Discrezionalità che da sempre è stata esclusa anche in diversi pareri resi dall’Aran ove viene affermato: “In ogni caso i motivi addotti dal lavoratore non sono soggetti alla valutazione del dirigente scolastico. Infatti, la clausola prevede genericamente che tali permessi possono essere fruiti “per motivi personali e familiari” consentendo, quindi, a ciascun dipendente, di individuare le situazioni soggettive o le esigenze di carattere personale o familiare ritenute più opportune ai fini del ricorso a tale particolare tutela contrattuale”.

A nostro avviso, tanto la Corte di Appello di Milano quanto la Cassazione hanno interpretato le norme contrattuali in modo difforme dalla volontà contrattuale delle parti, difatti, se è vero che alla Cassazione è riconosciuto un potere nomofilattico cioè di interpretazione delle norme di legge, in questo caso siamo in presenza di norme che attengono alla Contrattazione Collettiva, in una sfera privatistica del rapporto di lavoro anche nell’ambito del pubblico impiego.

Siamo, pertanto, in presenza di una volontà “privata” delle parti contraenti di voler disciplinare un “diritto” contrattualmente riconosciuto che non prevede e non deve prevedere un ambito di discrezionalità in capo al datore di lavoro.

È in questa direzione che va ricercata la soluzione all’intervento della Suprema Corte.

È, dunque, necessario che tutte le parti contraenti – ARAN e Organizzazioni sindacali – forniscano, in modo chiaro, il perimetro di validità ed efficacia della norma contrattuale, anche per limitare gli interventi dei Dirigenti Scolastici che in questi giorni stanno emanando circolari e provvedimenti che limitano l’esercizio di un diritto in contrasto con la norma contrattuale.

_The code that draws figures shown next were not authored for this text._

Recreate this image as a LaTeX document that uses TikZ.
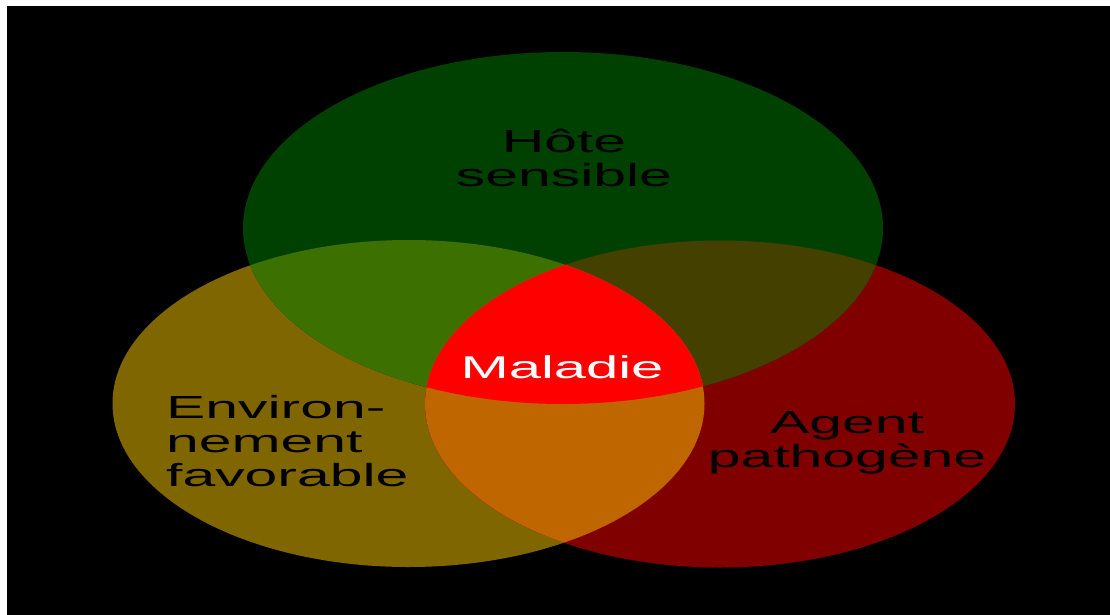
\documentclass[tikz,border=0pt]{standalone}
\usepackage{fontspec}
\setmainfont{Liberation Sans}
\definecolor{cG}{RGB}{0,64,0}
\definecolor{cO}{RGB}{128,102,0}
\definecolor{cR}{RGB}{128,0,0}
\definecolor{cGO}{RGB}{60,112,0}
\definecolor{cGR}{RGB}{68,64,0}
\definecolor{cOR}{RGB}{192,102,0}
\definecolor{cGOR}{RGB}{255,0,0}
\newcommand{\wideText}[2]{\scalebox{1.84}[1]{\begin{tabular}[t]{@{}#1@{}}#2\end{tabular}}}
\tikzset{
  lbl/.style={inner sep=0pt, text=black, font=\fontsize{32}{34}\selectfont},
  G/.style={insert path={(563,228) ellipse [x radius=320pt, y radius=176pt]}},
  O/.style={insert path={(408.5,403.5) ellipse [x radius=296pt, y radius=163.5pt]}},
  R/.style={insert path={(720,404) ellipse [x radius=295pt, y radius=163.5pt]}},
}
\begin{document}
\begin{tikzpicture}[x=1pt,y=-1pt]
\useasboundingbox (0,0) rectangle (1110,615);
\fill[white] (0,0) rectangle (1110,615);
\fill[black] (7,6) rectangle (1110,615);
\fill[cO, O];
\fill[cR, R];
\fill[cG, G];
\begin{scope}\clip[G]; \fill[cGO, O]; \end{scope}
\begin{scope}\clip[G]; \fill[cGR, R]; \end{scope}
\begin{scope}\clip[O]; \fill[cOR, R]; \end{scope}
\begin{scope}\clip[G]; \clip[O]; \fill[cGOR, R]; \end{scope}
\node[lbl, anchor=base] (hote) at (564,152) {\wideText{c}{Hôte\\sensible}};
\node[lbl, anchor=base west] (env) at (166,418) {\wideText{l}{Environ-\\nement\\favorable}};
\node[lbl, anchor=base] (agent) at (847,433) {\wideText{c}{Agent\\pathogène}};
\node[lbl, anchor=base, text=white, font=\fontsize{31.5}{34}\selectfont] (mal) at (562,378) {\scalebox{1.84}[1]{Maladie}};
\end{tikzpicture}
\end{document}
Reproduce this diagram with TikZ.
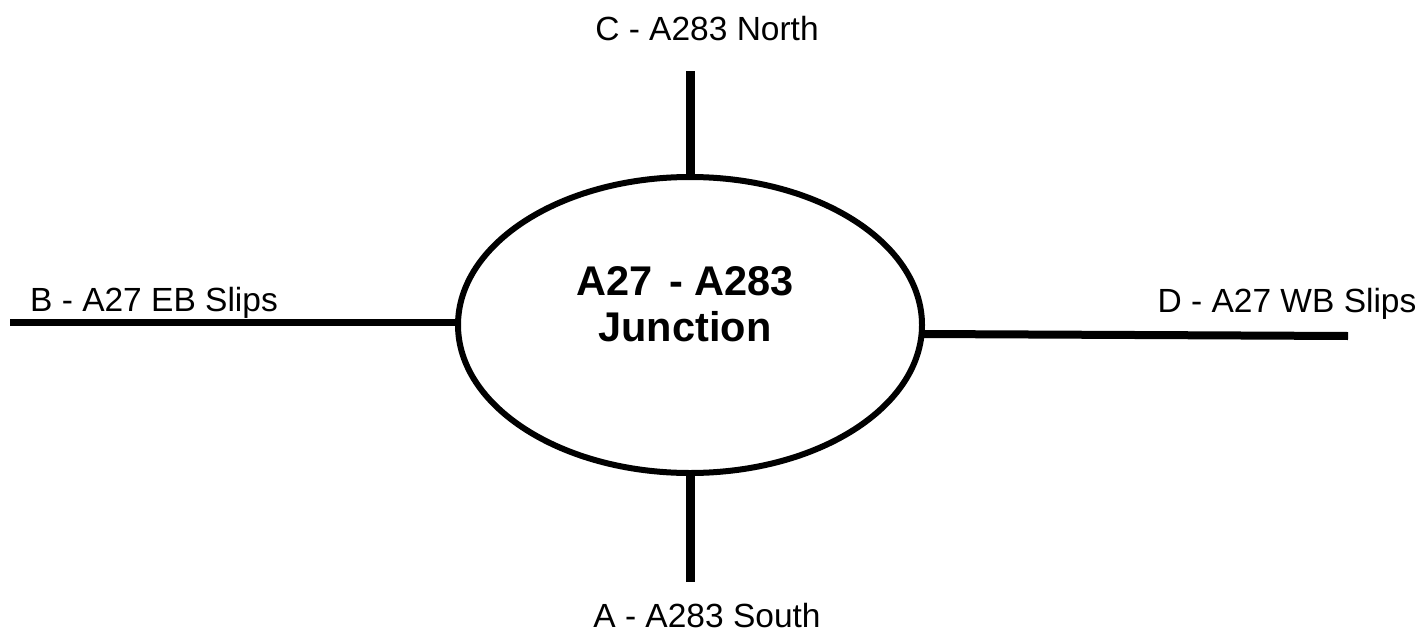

La UIL Scuola Rua, pertanto, ha inoltrato una motivata richiesta all’ARAN affinché venga specificata e chiarita la portata della norma contrattuale stabilendo come “il diritto” disciplinato dall’art. 15 del CCNL richiamato non venga declassato a mera aspettativa ma che venga ribadita con chiarezza la sua forza cogente e vincolante per il dirigente scolastico potendo il datore di lavoro dettare criteri e modalità di presentazione della istanza, ma non assoggettarla ad un ambito di discrezionalità che, in questo caso, deve essere chiaramente escluso dall’accordo contrattuale delle parti e ribadito nella norma che regola e disciplina il rapporto di lavoro.